Officially, it’s a species whose individuals “cyclically and predictably cross one or more national jurisdictional boundaries.” Over the now four decades since the treaty first entered into force, however, the Parties have taken a broad view of the interpretation of “migratory.” Really, it really means that any animal that they think might cross a border can be listed on the CMS Appendices.

At CoP12 in Manila, Philippines, in 2017, the Parties took this definition for a test ride, successfully listing chimpanzees, giraffes, lions, leopards, and other species on the CMS Appendices, despite challenges from mainly southern African countries that they were not migratory species in the traditional sense. A proposal to list the jaguar and was adopted here at CoP13, further testing the definition, along with the patience of countries who consistently oppose international protection for wildlife. 

If a species is listed on Appendix I of CMS, the Parties have agreed to prohibit “taking” of that species, which means they won’t allow hunting, fishing, capturing, harassing, deliberate killing, or attempting to engage in any such conduct for that species. And, they agree to endeavor to conserve and even restore the habitats of the species to the point where they are no longer threatened with extinction.

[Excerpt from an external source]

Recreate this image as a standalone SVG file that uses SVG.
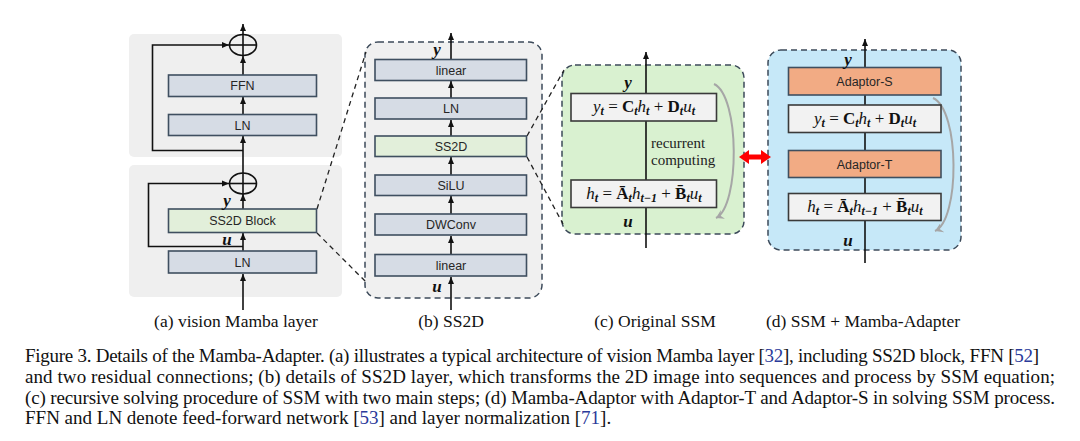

For NRDC supporters, this probably sounds familiar. At a base level, it’s the same as the fundamental prohibitions and obligations in the US Endangered Species Act, which has played a huge role in NRDC’s work since the organization was founded.

So, perhaps even more than the Convention on the International Trade in Endangered Species of Wild Fauna Flora (CITES), which is more well-known but also more limited in scope as it only addresses the threat of international commercial trade in wildlife, CMS could become that global species protection law we so desperately need. It’s much broader in scope, though key countries are still not Parties (including the US, Canada, China, Indonesia and Russia)—perhaps we can change that in the coming years.

Given the dire warnings issued by the UN in May that about one million face extinction within the next few decades absent transformational change, existing tools like CMS need to be used to their fullest affect if we are to save our species from extinction and begin to recover what we’ve lost.

But, the Parties to CMS would have to recognize the opportunity and act accordingly, including scaling up the effort to list and protect species and improving the legal architecture of the treaty. 

The new CMS Executive Secretary, Amy Fraenkel, shows signs of wanting to do big things with CMS, which is helpful. In her opening remarks, she said that listing 20 or 30 species on the CMS Appendices wasn’t keeping pace with the biodiversity crisis we face, and that perhaps we need to “scale up our level of ambition.” NRDC agrees.